On May 28, 2024 11:41 am, Christian Ebner wrote:
> This series of patches implements an metadata based file change
> detection mechanism for improved pxar file level backup creation speed
> for unchanged files.
>
> The chosen approach is to split pxar archives on creation via the
> proxmox-backup-client into two separate data and upload streams,
> one exclusive for regular file payloads, the other one for the rest
> of the pxar archive, which is mostly metadata.
>
> On consecutive runs, the metadata archive of the previous backup run,
> which is limited in size and therefore rapidly accessed is used to
> lookup and compare the metadata for entries to encode.
> This assumes that the connection speed to the Proxmox Backup Server is
> sufficiently fast, allowing the download and chaching of the chunks for
> that index.
>
> Changes to regular files are detected by comparing all of the files
> metadata object, including mtime, acls, ecc. If no changes are detected,
> the previous payload index is used to lookup chunks to possibly re-use
> in the payload stream of the new archive.
> In order to reduce possible chunk fragmentation, the decision whether to
> reuse or reencode a file payload is deferred until enough information
> is gathered by adding entries to a look-ahead cache. If the padding
> introduced by reusing chunks falls below a threshold, the entries are
> referenced, the chunks are reused and injected into the pxar payload
> upload stream, otherwise they are discated and the files encoded
> regularly.
>
> Patches 16 and 17 are to be applied before the patches to the pxar
> repository, while patches 14 and 15 are to be applied to the pxar repository
> only after patch 52 in the series, for the patches to compile in a sequential
> chain.
>
> The following lists the most notable changes included in this series since
> the version 7:
> - Fixed incorrectly squashed patches during rebase
>
> The following lists the most notable changes included in this series since
> the version 6:
> - Allow to use `.pxar` extension in cli commands for convenience
> - Refactor the input/output interface for the pxar encoder, decoder and
> accessor to use a `PxarVariant` enum, in order to guarantee the
> payload relate input/output is always attached for split archives.
> - Refactor the lookahead caching logic in the pxars `Archiver` to
> improve overall code readability.
> - Add helper method for file name matching and use it where possible,
> for it to be handled in a single place.
> - Extend documentation to include additional information about which
> metadata is compared to the previous snapshot
> - Fix an issue with the `pxar list` which failed in case of metadata
> only pxar archives.
> - Fix an issue in the payload chunker test where the context was not
> updated accordingly.
> - Various clippy fixes, smaller refactoring and reordering of patches
>
> The following lists the most notable changes included in this series since
> the version 5:
> - Fix an issue where the payload chunker was not correctly reset after
> suggested or forced boundaries.
> - Added regression tests for payload chunker and chunk stream.
>
> The following lists the most notable changes included in this series since
> the version 4:
> - Increase open file handle limit to hard limit and adapt lookahead
> cache size dynamically (thanks a lot to Thomas for pointing this out
> and providing the necessary background information).
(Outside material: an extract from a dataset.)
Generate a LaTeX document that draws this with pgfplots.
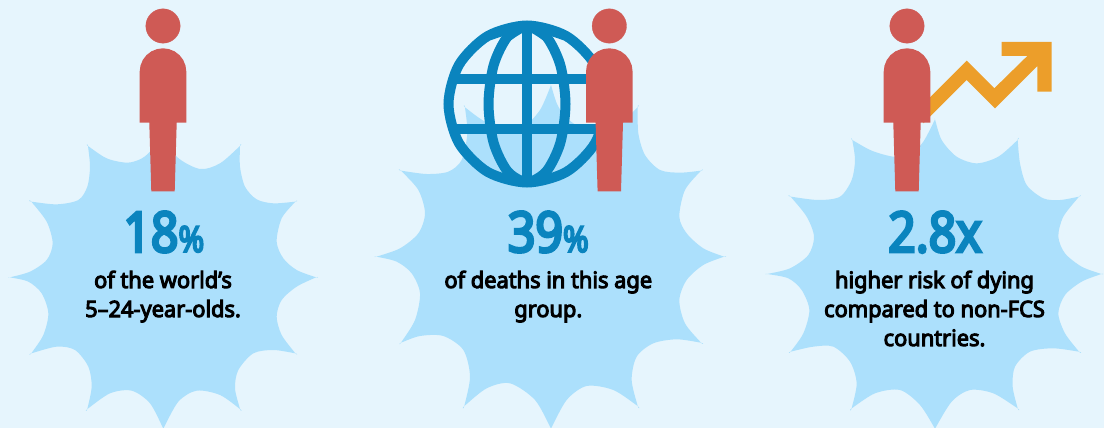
\documentclass[border=0pt]{standalone}
\usepackage{fontspec}
\usepackage{pgfplots}
\usepackage{pgfplotstable}
\pgfplotsset{compat=1.18}
\setmainfont{Noto Sans}
\newfontfamily\heavy{Noto Sans}[FakeBold=4.5, FakeStretch=0.97]
\newfontfamily\heavynum{Noto Sans}[FakeBold=5, FakeStretch=0.86]

\definecolor{bgblue}{HTML}{E6F5FD}
\definecolor{burst}{HTML}{ACE0FC}
\definecolor{person}{HTML}{CF5A55}
\definecolor{globe}{HTML}{0A84BE}
\definecolor{arrow}{HTML}{EC9E2A}

\tikzset{capline/.style={anchor=base, text=black, font=\heavy\fontsize{22.5}{23}\selectfont, inner sep=0pt}}
\tikzset{bignum/.style={anchor=base, text=globe, font=\heavynum\fontsize{56}{56}\selectfont, inner sep=0pt}}

% burst outlines, read at 3x; a tip is listed twice to stay sharp
\pgfplotstableread{
x y
490 400
490 400
530 470
600 507
660 490
720 438
720 438
720 500
735 560
770 598
820 610
886 605
886 605
845 655
830 725
850 775
890 810
948 832
948 832
890 860
845 900
830 950
845 1005
886 1060
886 1060
820 1050
760 1060
715 1110
705 1165
720 1227
720 1227
660 1185
590 1172
535 1205
490 1286
490 1286
450 1210
395 1172
330 1180
262 1227
262 1227
275 1160
265 1100
225 1050
170 1040
94 1060
94 1060
130 1005
145 940
125 880
85 845
30 832
30 832
90 815
140 780
158 730
140 665
94 605
94 605
170 613
235 600
262 560
270 500
264 438
264 438
320 475
380 488
420 478
450 455
490 400
}\burstA

\pgfplotstableread{
x y
543 255
543 255
565 320
610 370
680 395
750 370
803 322
803 322
805 400
825 465
870 510
930 518
993 512
993 512
945 570
928 650
950 700
1000 745
1062 770
1062 770
1000 795
950 840
928 900
945 970
993 1028
993 1028
920 1018
850 1030
800 1070
785 1140
803 1218
803 1218
730 1170
650 1158
590 1200
543 1286
543 1286
495 1200
420 1150
350 1165
283 1218
283 1218
300 1130
280 1050
220 1008
150 1008
93 1028
93 1028
135 960
150 880
125 820
80 785
20 770
20 770
90 745
145 700
165 640
145 570
93 512
93 512
170 522
235 515
275 480
292 400
285 322
285 322
340 362
400 385
460 380
510 330
543 255
}\burstB

\pgfplotstableread{
x y
525 358
525 358
545 420
590 470
650 490
715 470
773 420
773 420
780 490
800 555
850 595
900 600
957 590
957 590
910 650
895 710
915 760
965 800
1024 822
1024 822
965 845
915 885
895 940
915 1000
957 1055
957 1055
880 1045
810 1055
765 1100
758 1160
773 1225
773 1225
700 1180
630 1170
575 1205
525 1286
525 1286
480 1215
420 1170
345 1180
275 1225
275 1225
290 1150
270 1085
220 1040
160 1040
92 1055
92 1055
130 1000
148 930
125 870
85 835
22 822
22 822
90 805
145 765
162 710
140 650
92 590
92 590
175 600
240 590
275 540
285 480
277 420
277 420
335 452
400 470
450 465
490 425
525 358
}\burstC

% person outline, x relative to the body's centre
\pgfplotstableread{
x y
-23.3 122.7
-23.3 71.6
-22.5 65.6
-20.2 60
-16.5 55.1
-11.65 51.4
-6 49.1
0 48.3
6 49.1
11.65 51.4
16.5 55.1
20.2 60
22.5 65.6
23.3 71.6
23.3 122.7
13.7 122.7
11.7 191.3
-11.7 191.3
-13.7 122.7
}\personshape

\begin{document}
\begin{tikzpicture}
\begin{axis}[
  width=1104pt, height=428pt,
  scale only axis,
  xmin=0, xmax=1104,
  ymin=0, ymax=428,
  y dir=reverse,
  axis lines=none,
  ticks=none,
  enlargelimits=false,
  no markers
]

\addplot[draw=none, fill=bgblue] coordinates {(0,0) (1104,0) (1104,428) (0,428)};

% bursts
\addplot[draw=none, fill=burst, smooth] table[x expr=\thisrow{x}/3, y expr=\thisrow{y}/3] {\burstA};
\addplot[draw=none, fill=burst, smooth] table[x expr=\thisrow{x}/3+370, y expr=\thisrow{y}/3] {\burstB};
\addplot[draw=none, fill=burst, smooth] table[x expr=\thisrow{x}/3+760, y expr=\thisrow{y}/3] {\burstC};

% globe
\addplot[globe, line width=10pt, smooth] coordinates {
  (487.8,36) (527,25.5) (566.2,36) (595,64.8) (605.5,104) (595,143.2) (566.2,172) (527,182.5)
  (487.8,172) (459,143.2) (448.5,104) (459,64.8) (487.8,36) (527,25.5) (566.2,36)};
\addplot[globe, line width=10pt] coordinates {(452.7,79.5) (601.3,79.5)};
\addplot[globe, line width=10pt] coordinates {(452.7,128.5) (601.3,128.5)};
\addplot[globe, line width=10pt] coordinates {(527,26) (527,182)};
\addplot[globe, line width=10pt, smooth] coordinates {
  (507.75,36.5) (527,26) (546.25,36.5) (560.3,65) (565.5,104) (560.3,143) (546.25,171.5) (527,182)
  (507.75,171.5) (493.7,143) (488.5,104) (493.7,65) (507.75,36.5) (527,26) (546.25,36.5)};

% rising arrow
\addplot[draw=none, fill=arrow] coordinates {
  (923.3,104) (966.7,60.7) (994.3,88.3) (1027.3,56) (1001.7,56) (1001.7,42) (1051.7,42)
  (1051.7,91.7) (1037.3,91.7) (1037.3,66) (995,108.3) (966.7,80) (923.3,123.3)};

% people
\addplot[draw=none, fill=person] table[x expr=\thisrow{x}+163, y=y] {\personshape};
\addplot[draw=none, fill=person] table[x expr=\thisrow{x}+609.3, y=y] {\personshape};
\addplot[draw=none, fill=person] table[x expr=\thisrow{x}+907, y=y] {\personshape};
\addplot[only marks, mark=*, mark size=17.2, mark options={draw=person, fill=person, line width=0.3pt}] coordinates {(163,26) (609.3,26) (907,26)};

% big numbers
\node[bignum] at (axis cs:163.8,252) {18{\fontsize{36}{36}\selectfont\%}};
\node[bignum] at (axis cs:548.3,252) {39{\fontsize{36}{36}\selectfont\%}};
\node[bignum] at (axis cs:935,252) {2.8x};

% captions
\node[capline] at (axis cs:163,288) {of the world’s};
\node[capline] at (axis cs:163,317) {5–24-year-olds.};
\node[capline] at (axis cs:548.3,288) {of deaths in this age};
\node[capline] at (axis cs:548.3,317) {group.};
\node[capline] at (axis cs:934.5,288) {higher risk of dying};
\node[capline] at (axis cs:934.5,317) {compared to non-FCS};
\node[capline] at (axis cs:934.5,346) {countries.};

\end{axis}
\end{tikzpicture}
\end{document}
This helps with
> the reuse of multiple entries being contained within the same chunk,
> otherwise exceeding padding threshold and being therefore reencoded
> instead.
> - Fix payload chunker scan to only scan up until chunk pos in case a
> suggested boundary is chosen.
> - Fix issue with decoder state being not set to correct `InDirectory`
> after reading prelude and getting root directory entry.
> - Fix issue with kept back chunk injection when the chunk follows a
> range discontinuity.
> - Add regression test for pxar create with metadata archive and payload
> index reference.
>
> The following lists the most notable changes included in this series since
> the version 3:
> - Rework the whole reused chunk injection and accounting logic and use
> lockless async `mpsc::channel`s instead of `Arc<Mutex<VecDeque<..>>>`.
> - Reworked lookahead caching logic to use payload ranges and check for
> possible range continuation instead of looking up the reusable dynamic
> entries immediately in case of a reusable entry chain. This also
> avoids edge cases not covered in the previous version of the patch series.
> This current version therefore tends to reencode small files more
> aggressively, since they might introduce additional unwanted paddings.
> - Correctly cover also hardlinks for the reuse logic, avoiding to
> reencode these entries.
> - Add additional dedicatet chunker implementation for payload data
> stream, allowing the archiver to suggest boundaries to the chunker to
> reduce padding for reused chunks.
> - Add additional `change-detection-mode=data`, in order to allow
> creating split archives with fully reencoded payload data.
> - Add additional payload input readers for pxar accessor type
> implementations where needed.
> - Add additional consistency check in pxar encoder when dropping state
> or encoder instance.
> - CliParams was renamed to the more opaque Prelude, since the pxar
> archive does not care about its contents and this might be extended to
> store other information about the archive as well.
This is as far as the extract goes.